As we accelerate towards building one of the greatest technological developments man has ever achieved, we need to ask ourselves, what is the offset of this development? In a commentary published in the journal Joule, author Alex de Vries argues that in the future, the energy demands to power AI tools may exceed the power demands of some small nations.
There has recently also been a shift in more companies developing their own chips to meet the heavy AI requirements. Google and Amazon already have their own AI chips, whereas rumors are rife that Microsoft will be unveiling its in-house chip hardware next month. Microsoft also has heavy investments in OpenAI, which, as per reports, is also in the beginning stages of either developing its own chips or acquiring a semiconductor company that does it for them.
All this means is that there will be a significant rise in the energy footprint of the AI industry – that is at least until new analogue chips and chip designs that are up to 100x more energy efficient are commercialised.

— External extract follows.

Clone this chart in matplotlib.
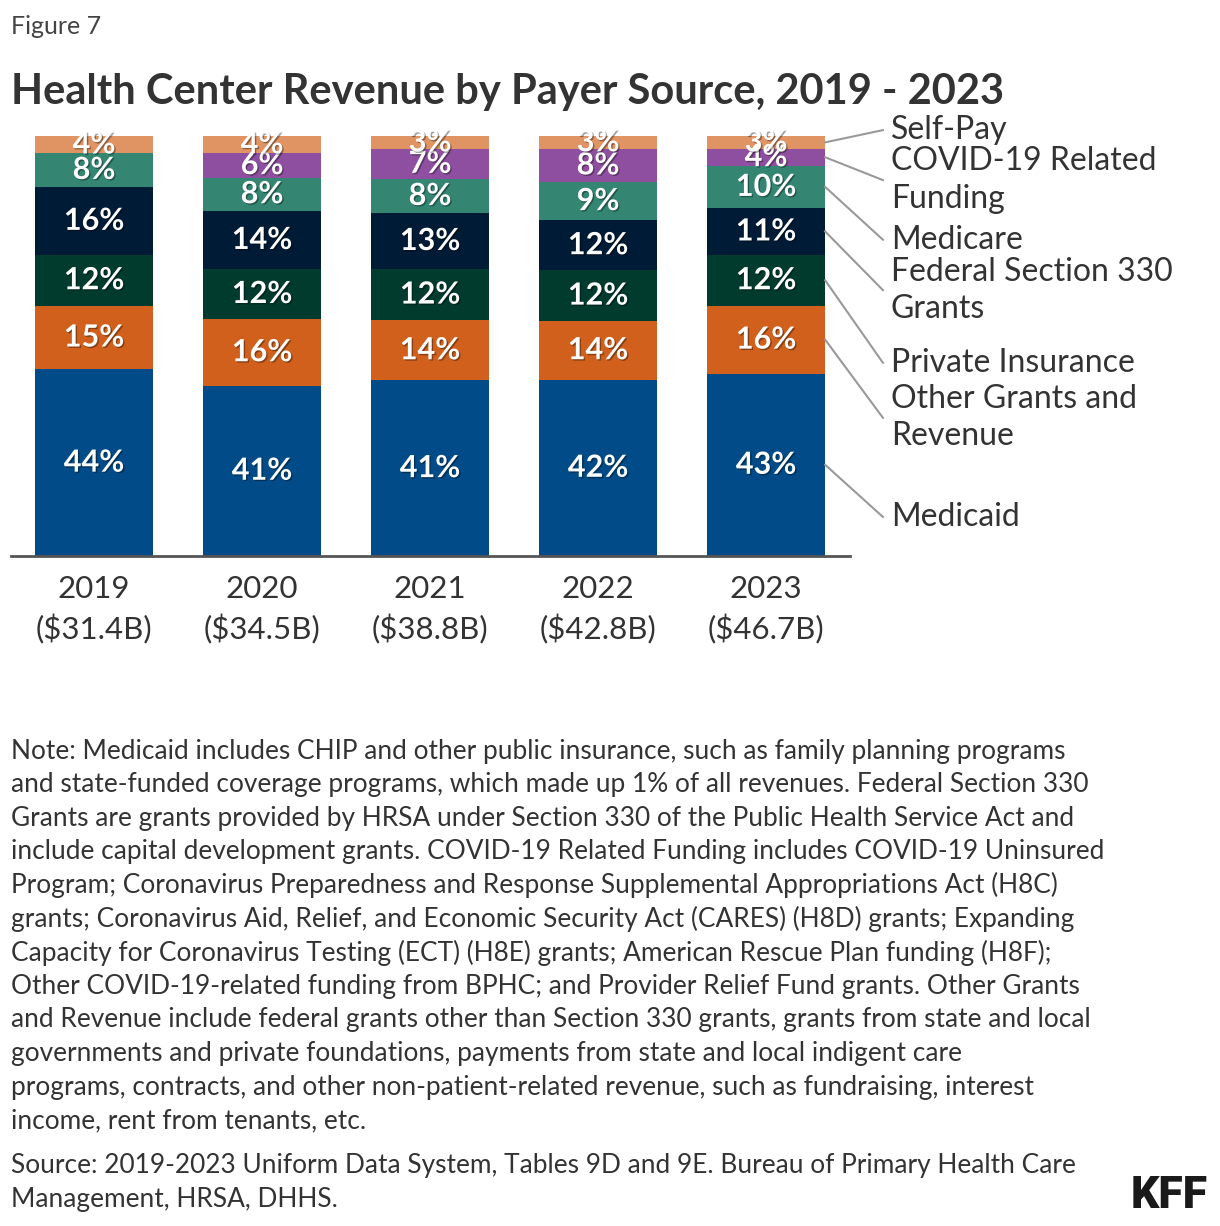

Vries explains, “For example, companies such as Alphabet’s Google could substantially increase their power demand if generative AI is integrated into every Google search.”
As per the leading semiconductor and AI blog SemiAnalysis, it is estimated that integrating a ChatGPT-like chatbot with each Google search would require 512,820 of NVIDIA’s A100 HGX servers, which means over 4 million GPUs. At a power demand of 6.5 kW per server, this would translate into a daily electricity consumption of 80 GWh and an annual consumption of 29.2 TWh.
The author noted that AI tools have an initial training phase followed by an inference phase. The training phase is the most energy-intensive and has been the center of AI sustainability research done thus far. The inference phase is when these tools generate output based on the data they are trained on. The author has called on the scientific community to pay more attention to this phase.
“…OpenAI required 3,617 of NVIDIA’s HGX A100 servers, with a total of 28,936 GPUs, to support ChatGPT, implying an energy demand of 564 MWh per day,” said Vries. And this is just to get the chatbot started before any consumer even started using it. “Compared to the estimated 1,287 MWh used in GPT-3’s training phase, the inference phase’s energy demand appears considerably higher,” he added.
The author lastly noted that it is too optimistic to expect that improvements in hardware and software efficiencies will fully offset any long-term changes in AI-related electricity consumption. But efforts are being made.